Les vrais problèmes du DPE, sur le terrain
En réalité, les erreurs des diagnostiqueurs viennent en majorité du fait que les quelques logiciels agréés proposent de préremplir certaines données. Ainsi, le département, l’altitude et quelques autres données d’entrée sur la petite centaine que compte le DPE, sont pré-remplies. Certaines de ces données, comme la Consommation journalière Eau Chaude Sanitaire ou la Consommation de chauffage ou le Comportement refroidissement doivent « choisir » entre comportement conventionnel ou comportement dépensier. En choisissant l’un ou l’autre, on change le DPE. Voir le détail de la méthode de calcul du DPE.

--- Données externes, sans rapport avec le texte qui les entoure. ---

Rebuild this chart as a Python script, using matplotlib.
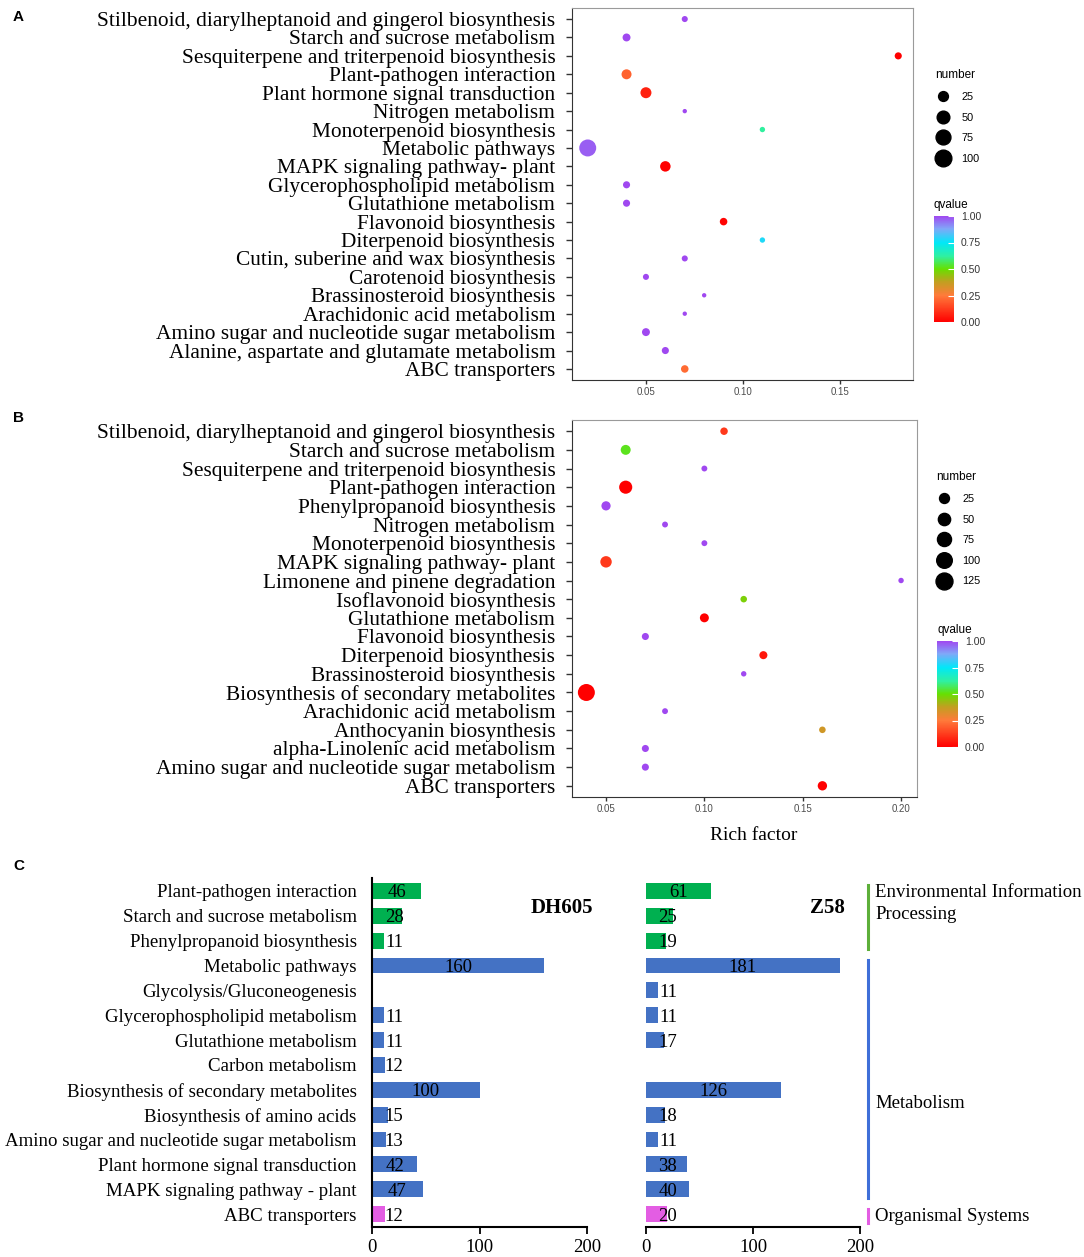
import numpy as np
import matplotlib.pyplot as plt
import matplotlib.transforms as mtransforms
from matplotlib.colors import LinearSegmentedColormap
from matplotlib.lines import Line2D
from matplotlib.cm import ScalarMappable
from matplotlib.colors import Normalize

W, H, DPI = 1084, 1257, 100
SERIF = "Liberation Serif"
SANS = "Liberation Sans"

# ---- panel A data (top to bottom) ----
a_terms = ["Stilbenoid, diarylheptanoid and gingerol biosynthesis", "Starch and sucrose metabolism",
           "Sesquiterpene and triterpenoid biosynthesis", "Plant-pathogen interaction",
           "Plant hormone signal transduction", "Nitrogen metabolism", "Monoterpenoid biosynthesis",
           "Metabolic pathways", "MAPK signaling pathway- plant", "Glycerophospholipid metabolism",
           "Glutathione metabolism", "Flavonoid biosynthesis", "Diterpenoid biosynthesis",
           "Cutin, suberine and wax biosynthesis", "Carotenoid biosynthesis", "Brassinosteroid biosynthesis",
           "Arachidonic acid metabolism", "Amino sugar and nucleotide sugar metabolism",
           "Alanine, aspartate and glutamate metabolism", "ABC transporters"]
a_rich = [0.07, 0.04, 0.18, 0.04, 0.05, 0.07, 0.11, 0.02, 0.06, 0.04,
          0.04, 0.09, 0.11, 0.07, 0.05, 0.08, 0.07, 0.05, 0.06, 0.07]
a_number = [5, 13, 9, 26, 34, 1, 3, 104, 30, 9, 9, 11, 3, 5, 5, 1, 1, 13, 9, 11]
a_qvalue = [1.0, 1.0, 0.0, 0.2, 0.07, 1.0, 0.62, 0.97, 0.0, 1.0,
            1.0, 0.01, 0.78, 1.0, 1.0, 1.0, 1.0, 1.0, 1.0, 0.22]
a_size_breaks = [25, 50, 75, 100]

# ---- panel B data (top to bottom) ----
b_terms = ["Stilbenoid, diarylheptanoid and gingerol biosynthesis", "Starch and sucrose metabolism",
           "Sesquiterpene and triterpenoid biosynthesis", "Plant-pathogen interaction",
           "Phenylpropanoid biosynthesis", "Nitrogen metabolism", "Monoterpenoid biosynthesis",
           "MAPK signaling pathway- plant", "Limonene and pinene degradation", "Isoflavonoid biosynthesis",
           "Glutathione metabolism", "Flavonoid biosynthesis", "Diterpenoid biosynthesis",
           "Brassinosteroid biosynthesis", "Biosynthesis of secondary metabolites",
           "Arachidonic acid metabolism", "Anthocyanin biosynthesis", "alpha-Linolenic acid metabolism",
           "Amino sugar and nucleotide sugar metabolism", "ABC transporters"]
b_rich = [0.11, 0.06, 0.10, 0.06, 0.05, 0.08, 0.10, 0.05, 0.20, 0.12,
          0.10, 0.07, 0.13, 0.12, 0.04, 0.08, 0.16, 0.07, 0.07, 0.16]
b_number = [8, 25, 2, 61, 19, 2, 2, 40, 1, 4, 17, 6, 11, 1, 126, 2, 4, 6, 6, 20]
b_qvalue = [0.12, 0.52, 1.0, 0.0, 1.0, 1.0, 1.0, 0.12, 1.0, 0.47,
            0.0, 1.0, 0.05, 1.0, 0.0, 1.0, 0.35, 1.0, 1.0, 0.0]
b_size_breaks = [25, 50, 75, 100, 125]

# ---- panel C data ----
c_terms = ["Plant-pathogen interaction", "Starch and sucrose metabolism", "Phenylpropanoid biosynthesis",
           "Metabolic pathways", "Glycolysis/Gluconeogenesis", "Glycerophospholipid metabolism",
           "Glutathione metabolism", "Carbon metabolism", "Biosynthesis of secondary metabolites",
           "Biosynthesis of amino acids", "Amino sugar and nucleotide sugar metabolism",
           "Plant hormone signal transduction", "MAPK signaling pathway - plant", "ABC transporters"]
c_dh605 = [46, 28, 11, 160, 0, 11, 11, 12, 100, 15, 13, 42, 47, 12]
c_z58 = [61, 25, 19, 181, 11, 11, 17, 0, 126, 18, 11, 38, 40, 20]
c_groups = ["Environmental Information\nProcessing", "Metabolism", "Organismal Systems"]
c_group_rows = [(0, 2), (3, 12), (13, 13)]
c_group_colors = ["#00B050", "#4472C4", "#E35DE3"]
c_line_colors = ["#5DAF3A", "#3F6FD8", "#E35DE3"]

qcmap = LinearSegmentedColormap.from_list("q", [
    (0.0, "#FF0000"), (0.25, "#FF7A3A"), (0.38, "#C0A020"), (0.5, "#66E000"),
    (0.62, "#30F0A0"), (0.75, "#00E8F8"), (0.88, "#80A8F8"), (1.0, "#A048F0")])


def size_a(n):
    return (0.72 * (3.0 + 1.37 * np.sqrt(np.asarray(n, float)))) ** 2


def size_b(n):
    return (0.72 * (4.3 + 1.13 * np.sqrt(np.asarray(n, float)))) ** 2


def px_axes(fig, left, top, right, bottom):
    return fig.add_axes([left / W, 1 - bottom / H, (right - left) / W, (bottom - top) / H])


def dot_panel(fig, rect, terms, rich, number, qvalue, sizefn, xlim, xticks, breaks, leg_rect, cbar_rect):
    ax = px_axes(fig, *rect)
    n = len(terms)
    y = n - 1 - np.arange(n)
    ax.scatter(rich, y, s=sizefn(number), c=qvalue, cmap=qcmap, vmin=0, vmax=1, linewidths=0, zorder=3)
    ax.set_xlim(*xlim)
    ax.set_ylim(-0.6, n - 0.4)
    ax.set_yticks(y)
    ax.set_yticklabels(terms, fontfamily=SERIF, fontsize=15.4)
    ax.set_xticks(xticks)
    ax.set_xticklabels(["%.2f" % t for t in xticks], fontfamily=SANS, fontsize=7, color="#4D4D4D")
    ax.tick_params(axis="y", length=4, width=1, color="#333333", pad=8)
    ax.tick_params(axis="x", length=3, width=1, color="#333333", pad=2)
    for side in ["left", "bottom"]:
        ax.spines[side].set_color("#333333")
    for side in ["top", "right"]:
        ax.spines[side].set_color("#9A9A9A")

    # size legend
    handles = [Line2D([], [], ls="none", marker="o", color="black", markersize=np.sqrt(sizefn(b)))
               for b in breaks]
    leg = ax.legend(handles, [str(b) for b in breaks], title="number", loc="upper left",
                    bbox_to_anchor=(leg_rect[0] / W, 1 - leg_rect[1] / H), bbox_transform=fig.transFigure,
                    frameon=False, prop={"family": SANS, "size": 7.8}, labelspacing=0.98,
                    handlelength=1.4, handletextpad=1.0, borderpad=0, alignment="left")
    leg.get_title().set_fontfamily(SANS)
    leg.get_title().set_fontsize(8.5)

    cax = px_axes(fig, *cbar_rect)
    cb = fig.colorbar(ScalarMappable(norm=Normalize(0, 1), cmap=qcmap), cax=cax)
    cb.outline.set_visible(False)
    cb.set_ticks([0, 0.25, 0.5, 0.75, 1.0])
    cb.set_ticklabels(["0.00", "0.25", "0.50", "0.75", "1.00"])
    cax.tick_params(direction="in", length=4, color="white", width=0.8, labelsize=7.5,
                    labelcolor="#333333", pad=5)
    for lab in cax.get_yticklabels():
        lab.set_fontfamily(SANS)
    cax.set_title("qvalue", loc="left", fontfamily=SANS, fontsize=8.5, pad=6)
    return ax


fig = plt.figure(figsize=(W / DPI, H / DPI), dpi=DPI)

dot_panel(fig, (572, 8, 913, 380), a_terms, a_rich, a_number, a_qvalue, size_a,
          (0.0119, 0.1876), [0.05, 0.10, 0.15], a_size_breaks, (930, 64), (934, 216, 954, 322))
dot_panel(fig, (572, 420, 917, 797), b_terms, b_rich, b_number, b_qvalue, size_b,
          (0.0327, 0.2081), [0.05, 0.10, 0.15, 0.20], b_size_breaks, (931, 466), (937, 641, 958, 747))
fig.text(754 / W, 1 - 836 / H, "Rich factor", fontfamily=SERIF, fontsize=14, ha="center", va="center")

for letter, yy in [("A", 17), ("B", 418), ("C", 866)]:
    fig.text(13 / W, 1 - yy / H, letter, fontfamily=SANS, fontweight="bold", fontsize=11, va="center")

# ---- panel C ----
row_colors = []
for (a, b), col in zip(c_group_rows, c_group_colors):
    row_colors += [col] * (b - a + 1)
rows = np.arange(len(c_terms))

ax1 = px_axes(fig, 372, 878, 587, 1227)
ax2 = px_axes(fig, 646, 878, 860, 1227)
for ax, vals, name, nx in [(ax1, c_dh605, "DH605", 177), (ax2, c_z58, "Z58", 170)]:
    ax.barh(rows, vals, height=0.64, color=row_colors, zorder=2)
    for r, v in zip(rows, vals):
        if v > 0:
            ax.text(max(v / 2, 20.5), r, str(v), ha="center", va="center_baseline",
                    fontfamily=SERIF, fontsize=13.5, zorder=3)
    ax.set_xlim(0, 200)
    ax.set_ylim(len(c_terms) - 0.48, -0.52)
    ax.set_xticks([0, 100, 200])
    ax.set_xticklabels(["0", "100", "200"], fontfamily=SERIF, fontsize=13.5)
    ax.tick_params(axis="x", direction="out", length=5, width=1.3, pad=4)
    ax.spines["top"].set_visible(False)
    ax.spines["right"].set_visible(False)
    ax.spines["bottom"].set_linewidth(1.5)
    ax.text(nx, 0.68, name, ha="center", va="center", fontfamily=SERIF, fontweight="bold", fontsize=15)

ax1.spines["left"].set_linewidth(1.5)
ax1.set_yticks(rows)
ax1.set_yticklabels(c_terms, fontfamily=SERIF, fontsize=13.6)
ax1.tick_params(axis="y", length=0, pad=11)
ax2.spines["left"].set_visible(False)
ax2.set_yticks([])

trans = mtransforms.blended_transform_factory(ax2.transAxes, ax2.transData)
label_rows = [0.52, 8.57, 13.1]
for (a, b), col, name, lr in zip(c_group_rows, c_line_colors, c_groups, label_rows):
    ax2.plot([1.037, 1.037], [a - 0.22, b + 0.34], color=col, lw=2.2, transform=trans, clip_on=False)
    ax2.text(1.07, lr, name, transform=trans, ha="left", va="center", fontfamily=SERIF,
             fontsize=13.5, linespacing=1.4)

fig.savefig("out.png", dpi=DPI)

Souvent aussi, le fait que l’étage du dessus soit habité (donc a priori chauffé) ou vide (donc récupérant de la chaleur donc augmentant la production) est aussi rempli à la va-vite, sans vérifier. Or tout le monde a expérimenté des voisins qui ne se chauffent que très peu, comptant sur les autres..

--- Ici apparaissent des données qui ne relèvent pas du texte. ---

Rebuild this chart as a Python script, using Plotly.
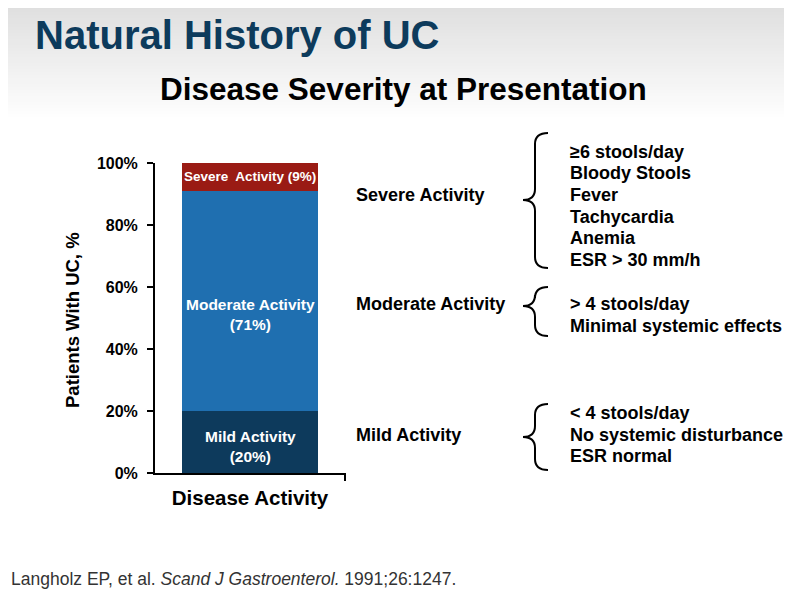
import plotly.graph_objects as go

# ---------------- data ----------------
categories = ["Disease Activity"]
levels = ["Mild Activity", "Moderate Activity", "Severe Activity"]
percents = [20, 71, 9]
bar_labels = ["Mild Activity<br>(20%)", "Moderate Activity<br>(71%)", "Severe  Activity (9%)"]
bar_colors = ["#0d3a5c", "#1f6fb0", "#9a1b14"]
label_sizes = [15.5, 15.5, 13.5]
label_shift = [-4, -14, 0]

criteria = {
    "Severe Activity": ["\u22656 stools/day", "Bloody Stools", "Fever", "Tachycardia", "Anemia", "ESR > 30 mm/h"],
    "Moderate Activity": ["> 4 stools/day", "Minimal systemic effects"],
    "Mild Activity": ["< 4 stools/day", "No systemic disturbance", "ESR normal"],
}
y_ticks = [0, 20, 40, 60, 80, 100]
y_tick_text = ["0%", "20%", "40%", "60%", "80%", "100%"]

# ---------------- layout geometry (reference pixels) ----------------
OFF = 8                      # page body margin
W, H = 792 - 2 * OFF, 597 - 2 * OFF
L, R_EDGE, T, B_EDGE = 155, 345, 163, 473
PW, PH = R_EDGE - L, B_EDGE - T


def px(x):
    return (x - L) / PW


def py(y):
    return (B_EDGE - y) / PH


FONT = "Liberation Sans"
fig = go.Figure()
annotations = []
base = 0
for lvl, val, lab, col, fs, sh in zip(levels, percents, bar_labels, bar_colors, label_sizes, label_shift):
    fig.add_trace(go.Bar(
        x=categories, y=[val], name=lvl, width=0.72,
        marker=dict(color=col, line=dict(width=0)),
        hoverinfo="skip",
    ))
    annotations.append(dict(text=f"<b>{lab}</b>", x=categories[0], y=base + val / 2, xref="x", yref="y",
                            xanchor="center", yanchor="middle", showarrow=False, yshift=sh,
                            font=dict(family=FONT, size=fs, color="white")))
    base += val

shapes = []
# gradient header background
n = 40
for i in range(n):
    y0 = i * 120 / n
    y1 = (i + 1) * 120 / n
    t = i / (n - 1)
    g = int(222 + (255 - 222) * t)
    shapes.append(dict(type="rect", xref="paper", yref="paper",
                       x0=px(0), x1=px(800), y0=py(y1), y1=py(y0 - 10 if i == 0 else y0),
                       fillcolor=f"rgb({g},{g},{g})", line=dict(width=0), layer="below"))
# small end tick on x-axis
shapes.append(dict(type="line", xref="paper", yref="paper",
                   x0=px(345), x1=px(345), y0=py(473), y1=py(481),
                   line=dict(color="black", width=2)))


def brace(yt, yb, ym, xt=523, xv=535, xe=548, r=11):
    pts = [
        f"M {px(xe)},{py(yt)}",
        f"Q {px(xv)},{py(yt)} {px(xv)},{py(yt + r)}",
        f"L {px(xv)},{py(ym - r)}",
        f"Q {px(xv)},{py(ym)} {px(xt)},{py(ym)}",
        f"Q {px(xv)},{py(ym)} {px(xv)},{py(ym + r)}",
        f"L {px(xv)},{py(yb - r)}",
        f"Q {px(xv)},{py(yb)} {px(xe)},{py(yb)}",
    ]
    return dict(type="path", xref="paper", yref="paper", path=" ".join(pts),
                line=dict(color="black", width=2))


shapes.append(brace(133, 268, 200))
shapes.append(brace(287, 336, 306))
shapes.append(brace(404, 470, 437))

# titles
annotations.append(dict(text="<b>Natural History of UC</b>", x=px(33), y=py(35), xref="paper", yref="paper",
                        xanchor="left", yanchor="middle", showarrow=False,
                        font=dict(family=FONT, size=40, color="#0d3b5c")))
annotations.append(dict(text="<b>Disease Severity at Presentation</b>", x=px(403), y=py(89), xref="paper", yref="paper",
                        xanchor="center", yanchor="middle", showarrow=False,
                        font=dict(family=FONT, size=31.5, color="black")))
# y-axis title
annotations.append(dict(text="<b>Patients With UC, %</b>", x=px(72), y=py(320), xref="paper", yref="paper",
                        xanchor="center", yanchor="middle", textangle=-90, showarrow=False,
                        font=dict(family=FONT, size=18.5, color="black")))

# right-side labels and criteria
label_y = {"Severe Activity": 195, "Moderate Activity": 304, "Mild Activity": 435}
list_y0 = {"Severe Activity": 152, "Moderate Activity": 304, "Mild Activity": 413}
for lvl in ["Severe Activity", "Moderate Activity", "Mild Activity"]:
    annotations.append(dict(text=f"<b>{lvl}</b>", x=px(354), y=py(label_y[lvl]), xref="paper", yref="paper",
                            xanchor="left", yanchor="middle", showarrow=False,
                            font=dict(family=FONT, size=18, color="black")))
    for k, item in enumerate(criteria[lvl]):
        annotations.append(dict(text=f"<b>{item}</b>", x=px(568), y=py(list_y0[lvl] + k * 21.5),
                                xref="paper", yref="paper", xanchor="left", yanchor="middle",
                                showarrow=False, font=dict(family=FONT, size=18, color="black")))

# footnote
annotations.append(dict(text="Langholz EP, et al. <i>Scand J Gastroenterol.</i> 1991;26:1247.",
                        x=px(9), y=py(579), xref="paper", yref="paper", xanchor="left", yanchor="middle",
                        showarrow=False, font=dict(family=FONT, size=17.5, color="#333333")))

fig.update_layout(
    width=W, height=H,
    margin=dict(l=L - OFF, r=W - (R_EDGE - OFF), t=T - OFF, b=H - (B_EDGE - OFF), pad=0),
    barmode="stack", showlegend=False,
    paper_bgcolor="white", plot_bgcolor="white",
    shapes=shapes, annotations=annotations,
)
fig.update_xaxes(showline=True, linecolor="black", linewidth=2, ticks="", showgrid=False,
                 range=[-0.5, 0.5], tickfont=dict(family=FONT, size=20.5, color="black", weight="bold"),
                 ticklabelstandoff=5, fixedrange=True)
fig.update_yaxes(showline=True, linecolor="black", linewidth=2, range=[0, 100], tickvals=y_ticks,
                 ticktext=y_tick_text, ticks="outside", ticklen=6, tickwidth=2, tickcolor="black",
                 showgrid=False, zeroline=False, ticklabelstandoff=6,
                 tickfont=dict(family=FONT, size=16, color="black", weight="bold"), fixedrange=True)

fig.write_html("out.html")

Les entrées de données du DPE sont ainsi remplies de « failles » qui permettent d’ « adapter » le DPE , de l’améliorer ou d’y faire des erreurs.
Vers une réforme de fond, ou une fuite en avant ?
La France a besoin d’un outil de diagnostic énergétique fiable, car des milliards d’euros d’aides, de droits et d’obligations y sont adossés. Maintenir le système actuel, c’est courir le risque d’un effondrement de la confiance dans la rénovation énergétique — et d’une judiciarisation croissante du logement.
Sans réforme rapide, le DPE restera une usine à contentieux, un fardeau administratif pour les ménages, et un gouffre pour les finances publiques.